La trottinette met Bruxelles sur les nerfs
La trottinette met Bruxelles sur les nerfs
De notre correspondant Max Helleff (Bruxelles) - En quelques années seulement, elles ont connu un succès détonant. Les trottinettes électriques sont devenues des incontournables de la mobilité urbaine, et pas seulement là où l’on trouve par définition un public jeune et branché, sensible à la mode.
Ainsi, à Charleroi, l’arrivée en juin dernier de Dott a fait beaucoup d’heureux. «Après trois jours, il était déjà difficile de trouver une trottinette libre», explique l’échevin de la Mobilité Xavier Desgain (Ecolo) au journal Le Soir. «On avait un peu peur de Charleroi, vu sa réputation, mais on est agréablement surpris», confirme l'opérateur de trottinettes. Celui-ci affirme par ailleurs avoir doublé son nombre d’usagers à Namur, Liège et Bruxelles. Même constat chez Lime, son concurrent, où la fin du confinement et l’apparition de nouvelles pistes cyclables sont saluées, car synonymes d’une nette reprise de l’activité depuis le mois de mai.
A la mi-juin, un autre opérateur –l’Estonien Bolt– a annoncé son intention de déployer 1.100 trottinettes électriques partagées sur l’ensemble du territoire de la région bruxelloise. Il s’agit de son premier pas sur le marché belge. Trois à cinq autres villes du pays devraient suivre.
Tout n’est pas parfait pour autant. Surtout à Bruxelles. Non-respect du code de la route et conduite dangereuse des «fangios» de la trottinette transforment en bien des endroits le déplacement des piétons de la capitale en parcours du combattant. De tels comportements ont un coût, en termes sociaux et de santé publique. Volontiers cité pour rappeler que la trottinette n’est pas un jouet, le cas de «Pierre» est révélateur. Chute à trottinette au terme d’une soirée arrosée, hématome cérébral, huit jours de soins intensifs et deux années de travail à temps partiel avant de reprendre pleinement son emploi. Une «pelle» à… 20 km/h, dont les conséquences rappellent tant d’accidents graves de voiture et de moto.

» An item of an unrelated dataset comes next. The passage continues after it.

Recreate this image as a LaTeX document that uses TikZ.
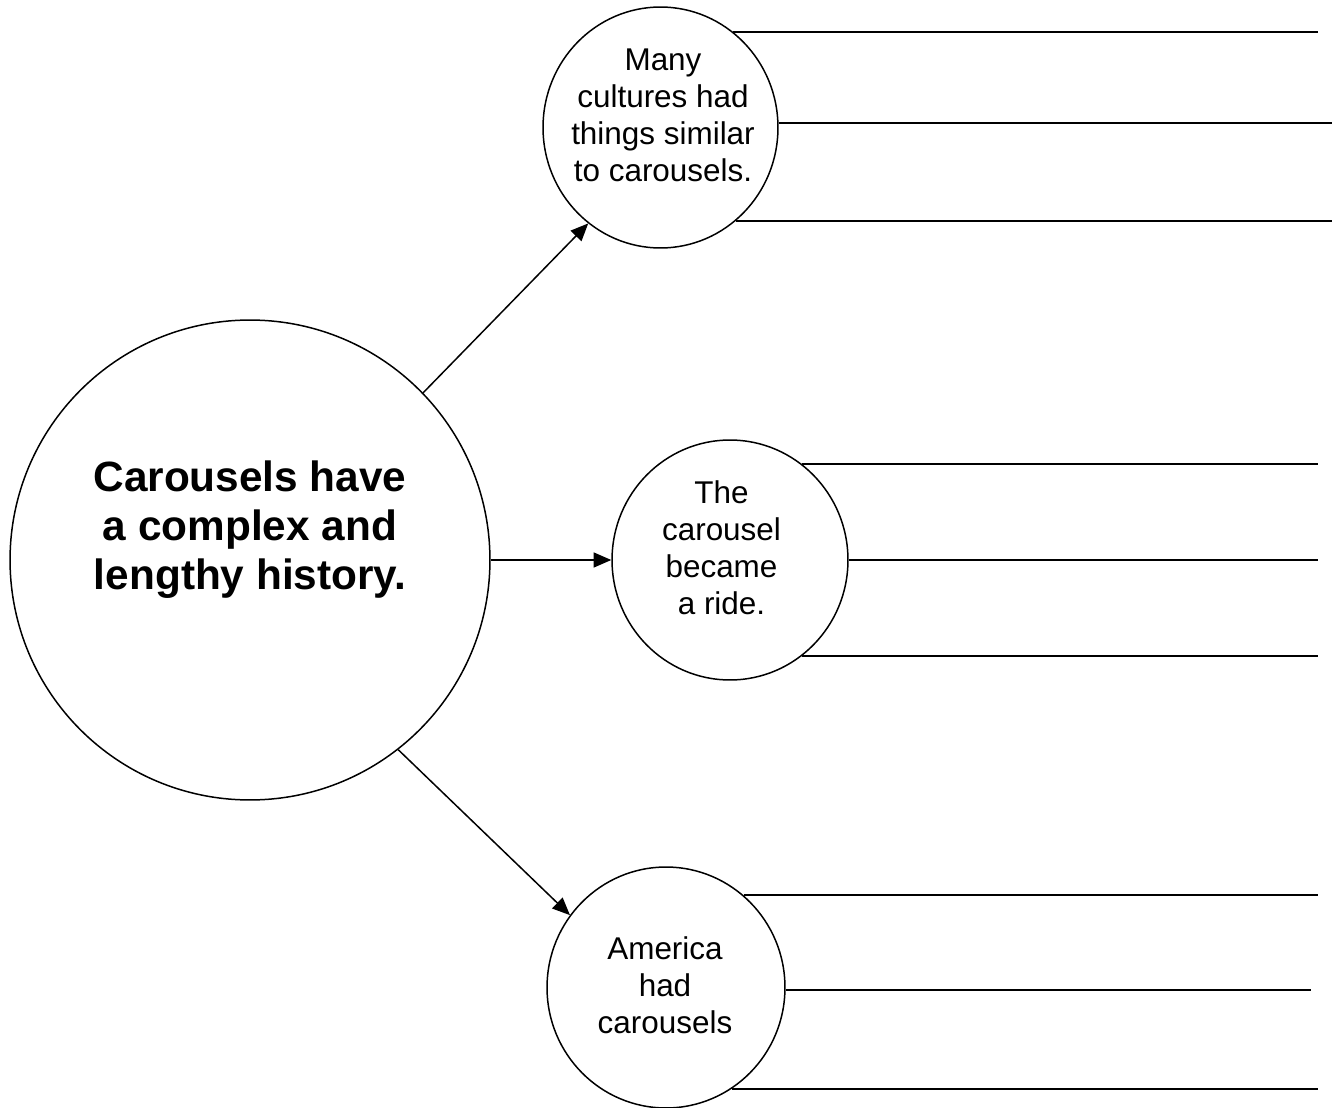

Mais c’est surtout l’encombrement des trottoirs qui fâche. Parler d’anarchie en la matière est souvent un euphémisme. Résultat: plusieurs communes bruxelloises imposent aujourd’hui aux propriétaires de trottinettes de mettre leurs clients au pas. «Si les opérateurs ne prennent pas leurs responsabilités, nous sommes obligés de le faire nous-mêmes», déplore Boris Dilliès, le bourgmestre libéral d’Uccle qui va instaurer des zones d’interdiction de stationnement. La commune de Berchem-Sainte-Agathe demande à l’opérateur responsable 278 euros de dédommagement par trottinette mal garée. Woluwe-Saint-Lambert menace de durcir le ton...
Idéalement, une solution à l’échelle de la région serait la bienvenue. Mais pour l’heure, les 19 communes bruxelloises doivent parer au plus pressé. Ce qui n’est pas simple. D’un côté, le stationnement anarchique des trottinettes est par nature difficile à contrôler. De l’autre, il ne faut pas décourager les tenants d’un mode de mobilité censé arracher la ville au diktat de la voiture.
La place de la trottinette dans l'espace urbain est évidemment un enjeu politique, ici comme ailleurs. Le Moniteur de l’automobile déplore ainsi que les dernières statistiques livrées par la région de Bruxelles-Capitale ne fassent pas le distinguo parmi les usagers lorsqu’il s’agit de louer les bénéfices du 30 km/h désormais imposé dans les rues bruxelloises.
«Les accidents impliquant des trottinettes électriques et les vélos circulant sur les trottoirs sont-ils comptabilisés dans cette statistique ou pas ?», s’interroge l’hebdomadaire face au flou d'un communiqué officiel qui s’enthousiasme d’une réduction des accidents graves ou mortels de 25%. La question mérite assurément une réponse.